Greg Kuperberg wrote:
First of all JWST will be farther away than the moon. Thus,
so-called "service missions" are out the window...


Henry Spencer wrote:
If you've got a system that could do a servicing visit in lunar
orbit, then with a bit less propulsion and a bit more life support,
it could do one at L2.


Are there any plans to make JWST serviceable? If it isn't designed
to be worked on by astronauts, it doesn't matter if NASA develops the
ability to send manned missions to L2 during JWST's lifetime.

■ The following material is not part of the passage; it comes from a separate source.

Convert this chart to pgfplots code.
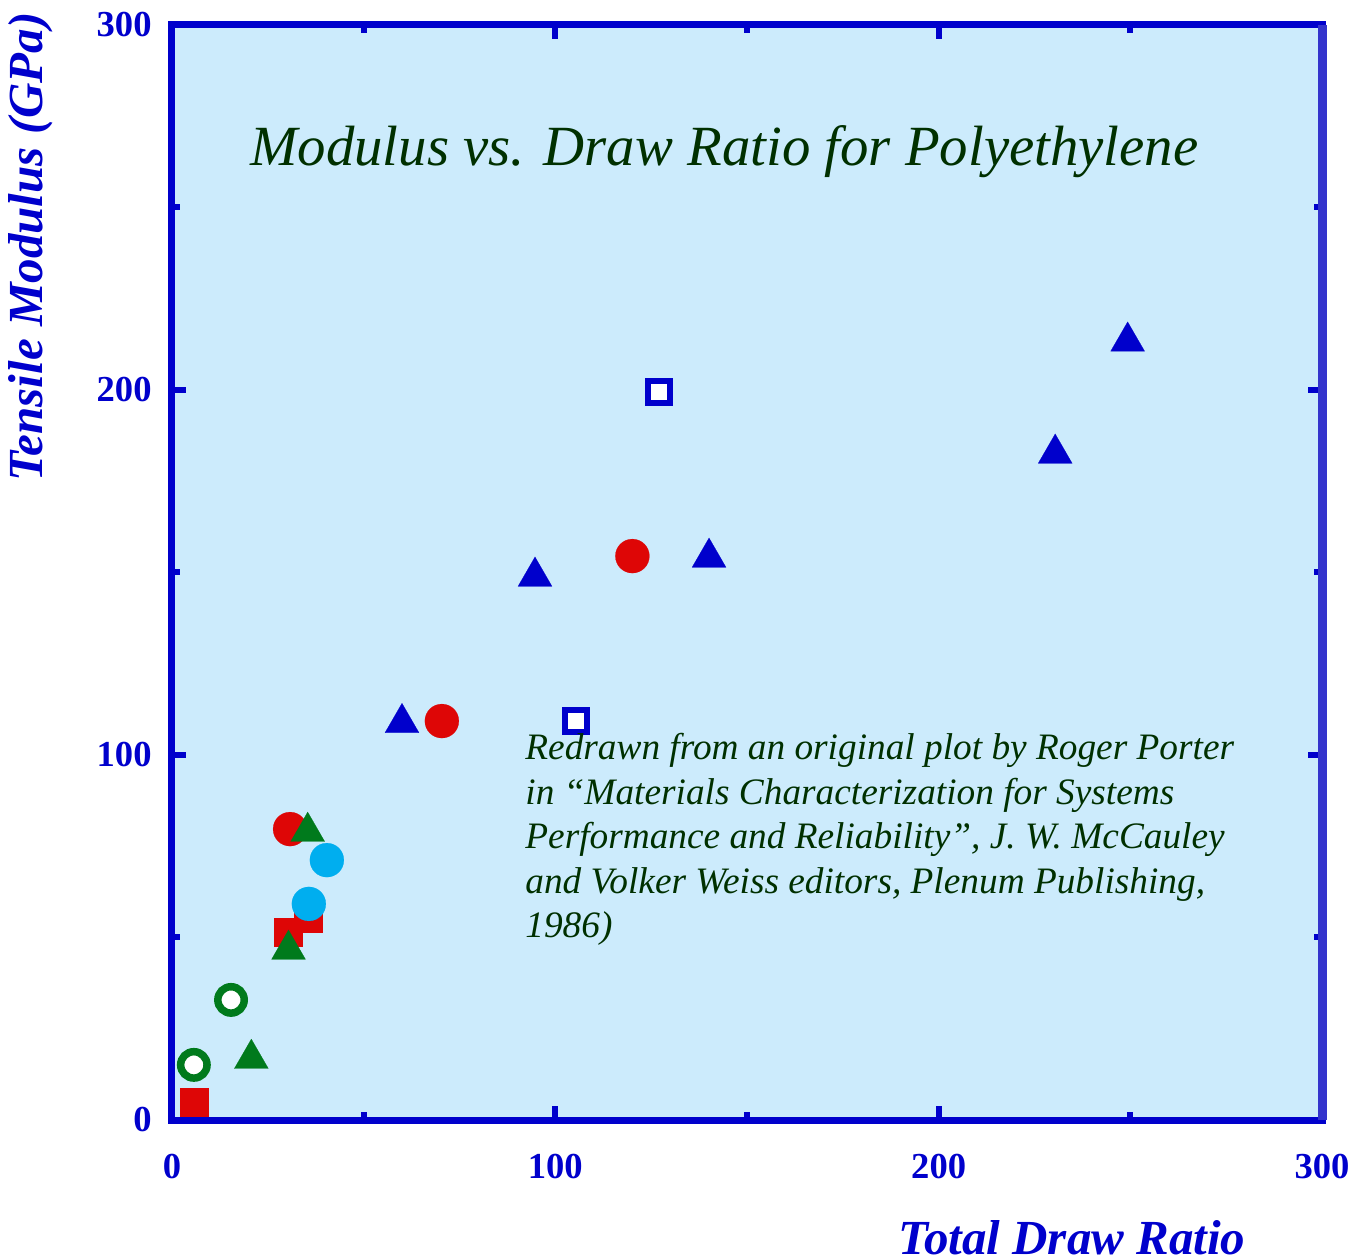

Last week I went to a talk by John Logsdon on The Future of Human
Space Flight. (See http://www.philsoc.org/2004Spring/2171abstract.html)
Someone in the audience objected to the risk and expense of manned
space flight, claiming that the science return from robots is better.
When someone brought up the Hubble maintenance missions, he claimed
that a second Hubble could have been launched for less than the cost
of fixing the first one.

Instead of disagreeing about science return, as you (Henry) do, John
Logsdon conceded that space exploration wasn't primarily about science
at all.

Keck must be on its last legs by now, to say nothing of ridiculous
antiques like almost everything on Mount Palomar.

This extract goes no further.